Is there a TV sitting in your basement that is basically obsolete? Wondering how you can stream today’s shows on that old TV?
When HDMI ports emerged years ago, allowing reliable strong digital connections from peripherals to TVs, many sets fell out of use as the popularity of HDMI-connected gaming consoles and streaming devices grew. But that also means that TVs without HDMI ports can’t connect to today’s streaming devices like Apple TV, Roku and Google Chromecast. But there’s now a reliable, easy way to get streaming TV on your old set.
HDMI is the world standard for connecting high-definition (or HD) video equipment.
“HDMI is the intelligent, all-digital interface that delivers both dazzling quality and unmatched ease of use,” explains HDMI.org. “Unlike older cables, an HDMI connection transmits uncompressed audio-video data in 100 percent digital form. That adds up to world-class viewing experience, with pixel-for-pixel video accuracy and audiophile-quality sound.”
How to avoid recycling that old TV
So back to that TV in your basement. It’s there because it doesn’t let you connect to today’s most popular devices. That’s about to change, at least as far as streaming TV goes.
Roku Express+ works on old TVs
Roku, makers of a host of streaming devices, has introduced a gadget that will actually allow you to connect a brand new streamer, to your ancient TV. Roku’s Express+ streaming device comes with composite or AV cables (as well as an HDMI cable, for the future) that allow you to quickly and easily connect old technology to the new.

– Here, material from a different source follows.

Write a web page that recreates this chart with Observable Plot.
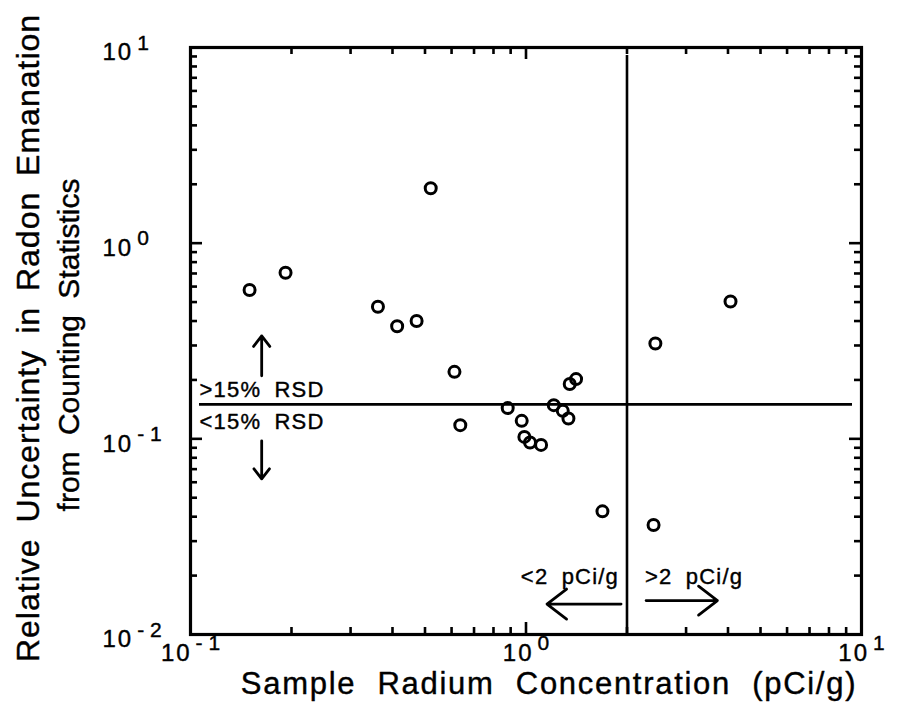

The cables are colour coded so the hookup is easy on the TV side. Once connected, and the correct input is selected, you’ve got instant access to Netflix, YouTube and hundreds of streaming TV channels.
Testing Roku Express+
I tested out the Express+ on a 15 year old non-HDMI TV. The connection took just moments and the video picture, though obviously just in standard definition (SD) was clear. I was surfing Netflix for my favourite new shows in an instant.
That means that for me, I no longer need to take my old TV to the recyclers; I can put it in another room and still get some more use out of it. No, it’s not in 4K resolution, or even HD, but for occasional use, it’s pretty great.